How much is the 20 Mall worth
GUILDERLAND The elected boards representing the town and school district each independently voted on Tuesday night to join forces in fighting an assessment challenge from 20 Mall. The mall claims it is worth about $8 million while the town has it assessed at nearly $12 million.
The boards are hiring the law firm Girvin & Ferlazzo, splitting the costs, with the school district paying 70 percent and the town, 30 percent since the school collects far more in tax money than the town. This is similar to an arrangement the town and school district had when battling a challenge earlier from Crossgates Mall.
The school board’s vote was unanimous, but the town board had one dissenter, Councilman Warren Redlich who proposed that the town board put its assessment cases together and put them out to bid for a better value, defending them vigorously.
Guilderland’s assessor, John Macejka, said yesterday that the 20 Mall, located on Route 20 near the intersection with route 155, is currently valued at $11,747,000. The mall was assessed at that amount when the town went through revaluation in 2005, he said, and the assessment had not been challenged earlier.
“It seems to me they were quite comfortable with that value,” said Macejka. “There’s no indication here even of an informal hearing,” he said, looking through records kept by his predecessor, Carol Wysomski.
On July 22, the mall, owned by William Lia and represented by Paul J. Goldman of Segel, Goldman, Mazzotta & Siegel, filed a notice of application for review of assessment with the New York State Supreme Court, Macejka said; it is the lowest court in the state’s three-tiered system.
“They believe their value is $8,008,000,” said Macejka. “We will vigorously defend the assessment.”
While he declined to give specifics on how the mall had been assessed because the assessment is under litigation, Macejka did say, “It seems like a very active and busy mall and it looks like during tough financial times, it’s generating income.”

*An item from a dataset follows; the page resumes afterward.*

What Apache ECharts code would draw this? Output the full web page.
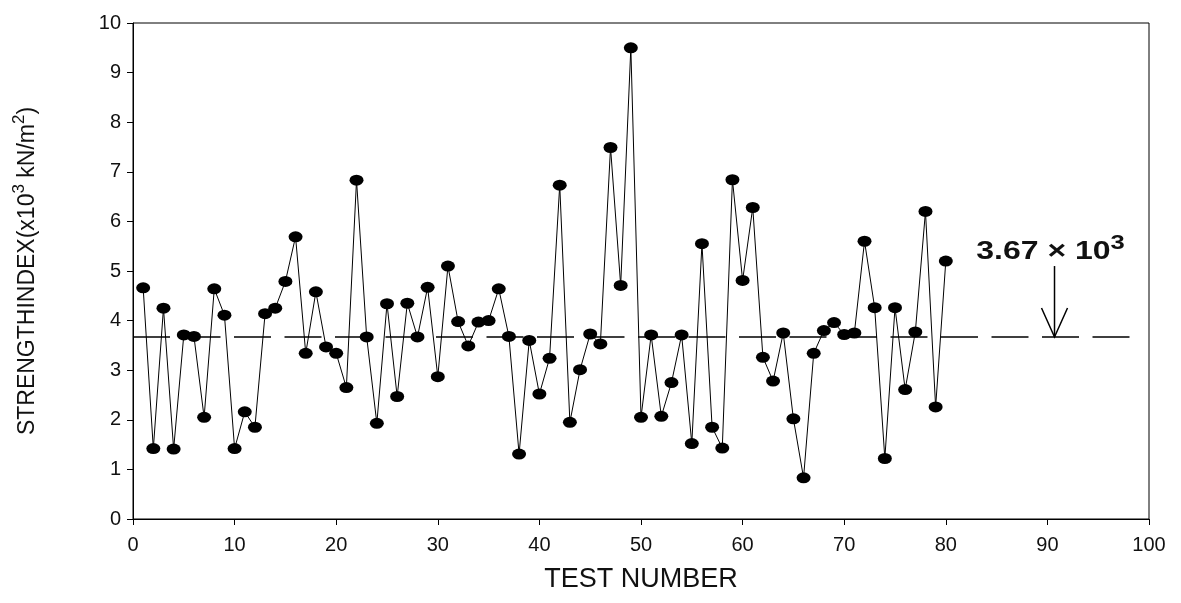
<!DOCTYPE html>
<html><head><meta charset="utf-8">
<script src="https://cdn.jsdelivr.net/npm/echarts@6/dist/echarts.min.js"></script>
<style>html,body{margin:0;padding:0;background:#fff}#c{width:1181px;height:603px}</style>
</head><body><div id="c"></div>
<script>
// ---- data ----
const testNumbers = [];
for (let n = 1; n <= 80; n++) testNumbers.push(n);
const strengthIndex = [
  4.66, 1.42, 4.25, 1.41, 3.71, 3.68, 2.05, 4.64, 4.11, 1.42,
  2.16, 1.85, 4.14, 4.25, 4.79, 5.69, 3.34, 4.58, 3.47, 3.34,
  2.65, 6.83, 3.67, 1.93, 4.34, 2.47, 4.35, 3.67, 4.67, 2.87,
  5.10, 3.98, 3.49, 3.97, 4.00, 4.64, 3.68, 1.31, 3.60, 2.52,
  3.24, 6.73, 1.95, 3.01, 3.73, 3.53, 7.49, 4.71, 9.50, 2.05,
  3.71, 2.07, 2.75, 3.71, 1.52, 5.55, 1.85, 1.43, 6.84, 4.81,
  6.28, 3.26, 2.78, 3.75, 2.02, 0.83, 3.34, 3.80, 3.96, 3.72,
  3.75, 5.60, 4.26, 1.22, 4.26, 2.61, 3.77, 6.20, 2.26, 5.20
];
const meanValue = 3.67;
const meanLineX = [0, 98.7];
const arrowX = 90.7;
const arrowTopY = 5.1;
const labelY = 4.99;
const xTicks = [0, 100, 10];
const yTicks = [0, 10, 1];

const FONT = "'Liberation Sans', Arial, sans-serif";
const chart = echarts.init(document.getElementById('c'), null, {renderer: 'canvas'});
chart.setOption({
  animation: false,
  backgroundColor: '#fff',
  grid: {left: 133, right: 32, top: 23, bottom: 84, show: true, borderColor: '#000', borderWidth: 1, backgroundColor: 'transparent'},
  xAxis: {
    type: 'value', min: xTicks[0], max: xTicks[1], interval: xTicks[2],
    axisLine: {show: true, onZero: false, lineStyle: {color: '#000', width: 1}},
    axisTick: {show: true, inside: false, length: 6, lineStyle: {color: '#000', width: 1}},
    splitLine: {show: false},
    axisLabel: {color: '#111', fontSize: 20, fontFamily: FONT, margin: 16},
    name: 'TEST NUMBER', nameLocation: 'middle', nameGap: 47,
    nameTextStyle: {color: '#111', fontSize: 27, fontFamily: FONT}
  },
  yAxis: {
    type: 'value', min: yTicks[0], max: yTicks[1], interval: yTicks[2],
    axisLine: {show: true, onZero: false, lineStyle: {color: '#000', width: 1}},
    axisTick: {show: true, inside: false, length: 6, lineStyle: {color: '#000', width: 1}},
    splitLine: {show: false},
    axisLabel: {color: '#111', fontSize: 20, fontFamily: FONT, margin: 12},
    name: '{a|STRENGTHINDEX(x10}{s|3}{a| kN/m}{s|2}{a|)}',
    nameLocation: 'middle', nameGap: 88, nameRotate: 90,
    nameTextStyle: {
      color: '#111', fontFamily: FONT,
      rich: {
        a: {fontSize: 23, lineHeight: 34, fontFamily: FONT, color: '#111'},
        s: {fontSize: 17, lineHeight: 17, verticalAlign: 'top', fontFamily: FONT, color: '#111'}
      }
    }
  },
  series: [
    {
      type: 'line', silent: true, z: 1,
      data: meanLineX.map(x => [x, meanValue]),
      symbol: 'none',
      lineStyle: {color: '#000', width: 1.5, type: [37, 13.5]}
    },
    {
      type: 'line', z: 2,
      data: testNumbers.map((n, i) => [n, strengthIndex[i]]),
      symbol: 'circle', symbolSize: [14, 11],
      itemStyle: {color: '#000'},
      lineStyle: {color: '#000', width: 1}
    }
  ]
});

const tip = chart.convertToPixel({gridIndex: 0}, [arrowX, meanValue]);
const tail = chart.convertToPixel({gridIndex: 0}, [arrowX, arrowTopY]);
const lab = chart.convertToPixel({gridIndex: 0}, [arrowX, labelY]);
chart.setOption({
  graphic: [
    {type: 'polyline', shape: {points: [tail, tip]}, style: {stroke: '#000', lineWidth: 1.5, fill: null}, z: 10},
    {type: 'polyline', shape: {points: [[tip[0] - 13, tip[1] - 29], tip, [tip[0] + 13, tip[1] - 29]]}, style: {stroke: '#000', lineWidth: 1.5, fill: null}, z: 10},
    {
      type: 'text', x: lab[0] - 4, y: lab[1], scaleX: 1.28, z: 10,
      style: {
        text: '{m|3.67 × 10}{s|3}', align: 'center', verticalAlign: 'bottom',
        rich: {
          m: {fontSize: 25, fontWeight: 'bold', fontFamily: FONT, fill: '#111', lineHeight: 38},
          s: {fontSize: 20, fontWeight: 'bold', fontFamily: FONT, fill: '#111', lineHeight: 20, verticalAlign: 'top'}
        }
      }
    }
  ]
});
</script></body></html>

Goldman sees it differently. Guilderland’s assessments, he points out, are no longer at true value. The town has a state-set equalization rate of 79 percent. With the current assessment of $11,747,000, that translates into a value of $14,852,000 for 20 Mall, Goldman said.
“The property is over-assessed,” he said, stating a fair full value would be $10 million; with the 79-percent equalization rate, that would bring it to just under $8 million.
Goldman also said that 20 Mall was inequitably assessed. “You have to equalize by the full-value number,” he said.
Because the mall was built 35 or 40 years ago, and includes enclosed shops, Goldman said, it is not as desirable to merchants. “They’re assessing it at 100 bucks a foot, and it’s tough space in back,” said Goldman, who lives in Guilderland. Modern malls, he said, have shops that are shallower. “The deeper space is less valuable,” he said, “and the enclosed mall is antiquated and tough to lease.”
The school district, Macejka said, “stands to lose over $3 million in assessed value…The money, if it had to be refunded, is substantial.”
Guilderland schools Superintendent John McGuire said that the school board, which met in executive session over the certiorari issue, had not discussed setting money aside in escrow in case the town’s assessment did not prevail.
Tax roles were finalized on July 1, and challenges to assessments had to be filed by Aug. 1. Guilderland had seven commercial challenges this year. “I don’t have to juggle between 20, 30, 40 certioraris,” said Macejka. “It’s manageable.”